>> begin
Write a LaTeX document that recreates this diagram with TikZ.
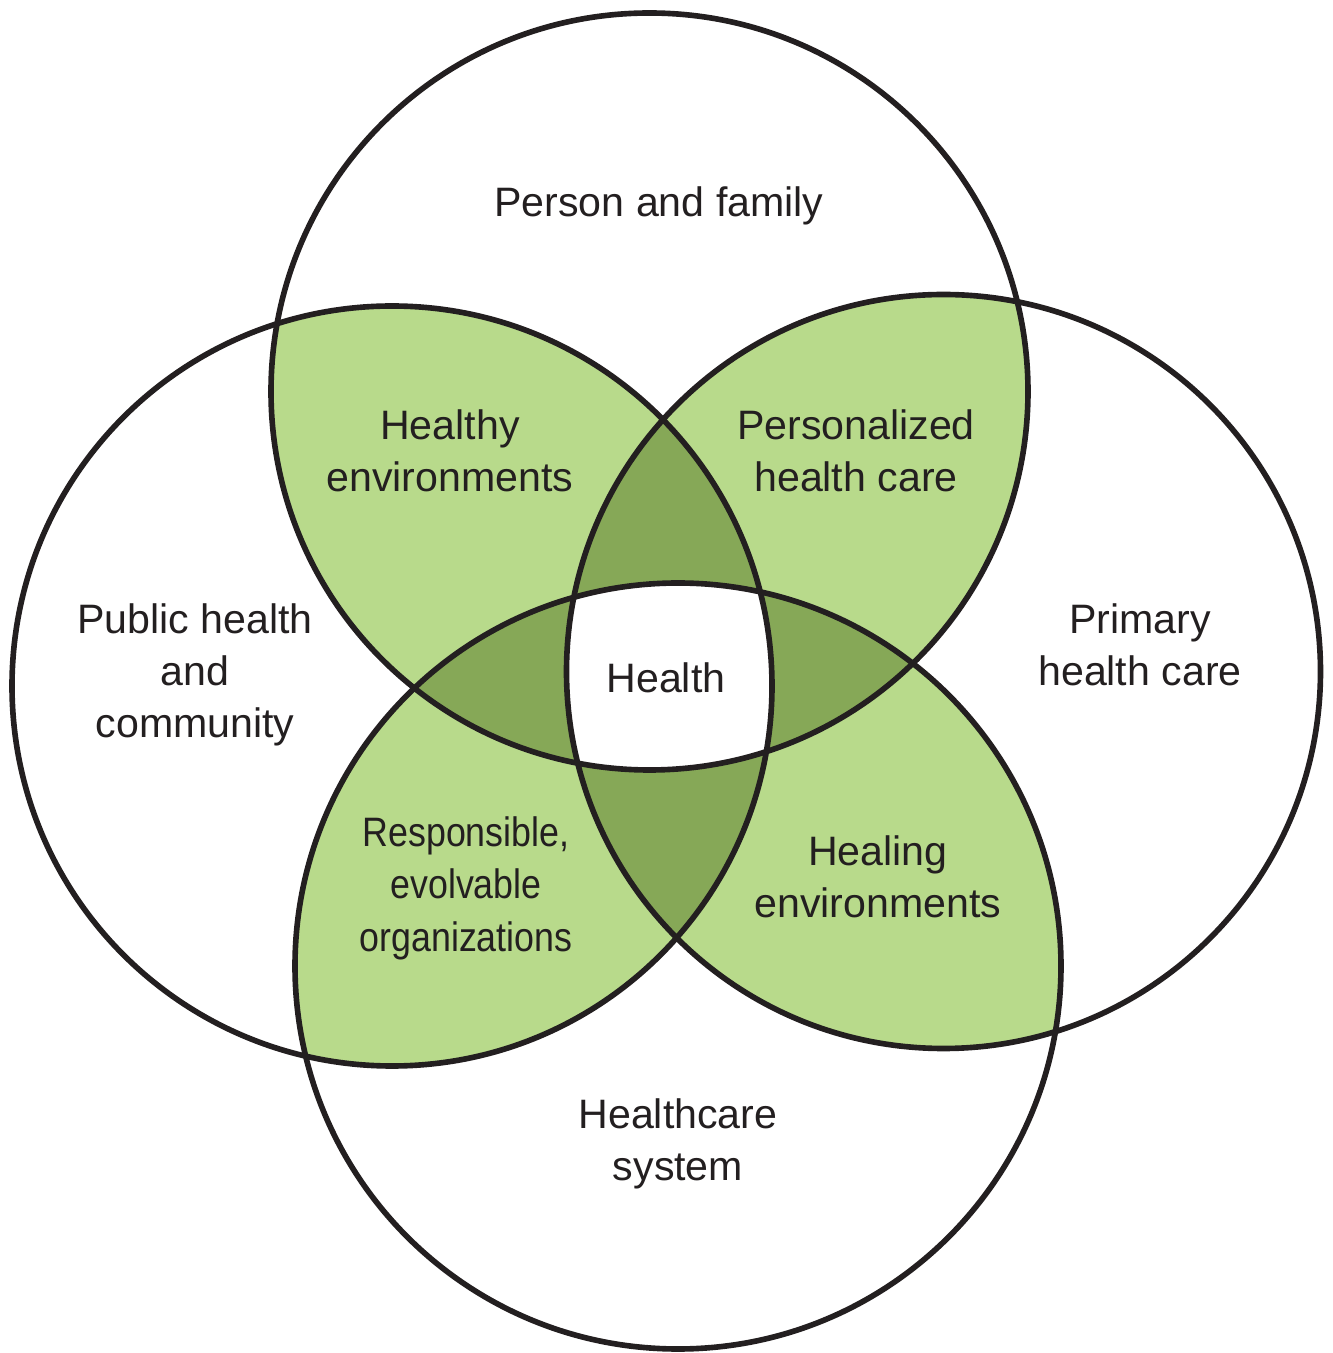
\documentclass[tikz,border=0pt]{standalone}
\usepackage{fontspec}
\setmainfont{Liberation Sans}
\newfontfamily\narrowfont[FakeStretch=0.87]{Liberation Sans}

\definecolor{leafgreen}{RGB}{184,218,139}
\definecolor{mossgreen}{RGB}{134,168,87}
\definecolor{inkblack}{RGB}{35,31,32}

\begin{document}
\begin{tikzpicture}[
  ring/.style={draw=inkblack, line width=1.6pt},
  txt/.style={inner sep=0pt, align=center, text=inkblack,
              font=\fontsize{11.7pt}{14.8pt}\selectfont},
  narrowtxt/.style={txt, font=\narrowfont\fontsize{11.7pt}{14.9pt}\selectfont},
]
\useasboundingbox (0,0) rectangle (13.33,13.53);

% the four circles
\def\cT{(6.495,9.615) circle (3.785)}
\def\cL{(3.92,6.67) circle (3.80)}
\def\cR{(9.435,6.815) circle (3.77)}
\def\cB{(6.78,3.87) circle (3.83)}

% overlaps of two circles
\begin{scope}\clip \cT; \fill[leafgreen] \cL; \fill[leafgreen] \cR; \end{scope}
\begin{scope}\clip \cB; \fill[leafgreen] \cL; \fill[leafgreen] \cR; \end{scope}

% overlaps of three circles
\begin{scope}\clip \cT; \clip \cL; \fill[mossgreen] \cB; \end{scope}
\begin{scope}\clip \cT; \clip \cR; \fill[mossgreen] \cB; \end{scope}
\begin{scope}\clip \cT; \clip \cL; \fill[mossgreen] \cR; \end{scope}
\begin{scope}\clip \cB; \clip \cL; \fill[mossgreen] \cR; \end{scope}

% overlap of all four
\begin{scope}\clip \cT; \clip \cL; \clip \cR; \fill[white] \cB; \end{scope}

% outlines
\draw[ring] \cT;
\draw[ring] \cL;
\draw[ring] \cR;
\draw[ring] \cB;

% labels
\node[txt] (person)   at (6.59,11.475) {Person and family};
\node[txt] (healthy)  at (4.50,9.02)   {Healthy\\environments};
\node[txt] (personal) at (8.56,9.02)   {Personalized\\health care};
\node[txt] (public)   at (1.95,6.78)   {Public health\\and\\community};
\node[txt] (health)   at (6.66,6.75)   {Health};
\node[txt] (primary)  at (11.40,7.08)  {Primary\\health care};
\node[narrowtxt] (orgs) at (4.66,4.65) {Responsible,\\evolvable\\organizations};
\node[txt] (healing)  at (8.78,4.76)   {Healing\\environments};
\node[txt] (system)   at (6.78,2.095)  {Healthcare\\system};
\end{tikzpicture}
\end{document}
>> end
> [PROBLEM TO WORK ON]: Transcribe the full listing character for character. Pictures are excluded.

> [WORKED SOLUTION]:
Write a LaTeX document that recreates this diagram with TikZ.
\documentclass[tikz,border=0pt]{standalone}
\usepackage{fontspec}
\setmainfont{Liberation Sans}
\newfontfamily\narrowfont[FakeStretch=0.87]{Liberation Sans}

\definecolor{leafgreen}{RGB}{184,218,139}
\definecolor{mossgreen}{RGB}{134,168,87}
\definecolor{inkblack}{RGB}{35,31,32}

\begin{document}
\begin{tikzpicture}[
  ring/.style={draw=inkblack, line width=1.6pt},
  txt/.style={inner sep=0pt, align=center, text=inkblack,
              font=\fontsize{11.7pt}{14.8pt}\selectfont},
  narrowtxt/.style={txt, font=\narrowfont\fontsize{11.7pt}{14.9pt}\selectfont},
]
\useasboundingbox (0,0) rectangle (13.33,13.53);

% the four circles
\def\cT{(6.495,9.615) circle (3.785)}
\def\cL{(3.92,6.67) circle (3.80)}
\def\cR{(9.435,6.815) circle (3.77)}
\def\cB{(6.78,3.87) circle (3.83)}

% overlaps of two circles
\begin{scope}\clip \cT; \fill[leafgreen] \cL; \fill[leafgreen] \cR; \end{scope}
\begin{scope}\clip \cB; \fill[leafgreen] \cL; \fill[leafgreen] \cR; \end{scope}

% overlaps of three circles
\begin{scope}\clip \cT; \clip \cL; \fill[mossgreen] \cB; \end{scope}
\begin{scope}\clip \cT; \clip \cR; \fill[mossgreen] \cB; \end{scope}
\begin{scope}\clip \cT; \clip \cL; \fill[mossgreen] \cR; \end{scope}
\begin{scope}\clip \cB; \clip \cL; \fill[mossgreen] \cR; \end{scope}

% overlap of all four
\begin{scope}\clip \cT; \clip \cL; \clip \cR; \fill[white] \cB; \end{scope}

% outlines
\draw[ring] \cT;
\draw[ring] \cL;
\draw[ring] \cR;
\draw[ring] \cB;

% labels
\node[txt] (person)   at (6.59,11.475) {Person and family};
\node[txt] (healthy)  at (4.50,9.02)   {Healthy\\environments};
\node[txt] (personal) at (8.56,9.02)   {Personalized\\health care};
\node[txt] (public)   at (1.95,6.78)   {Public health\\and\\community};
\node[txt] (health)   at (6.66,6.75)   {Health};
\node[txt] (primary)  at (11.40,7.08)  {Primary\\health care};
\node[narrowtxt] (orgs) at (4.66,4.65) {Responsible,\\evolvable\\organizations};
\node[txt] (healing)  at (8.78,4.76)   {Healing\\environments};
\node[txt] (system)   at (6.78,2.095)  {Healthcare\\system};
\end{tikzpicture}
\end{document}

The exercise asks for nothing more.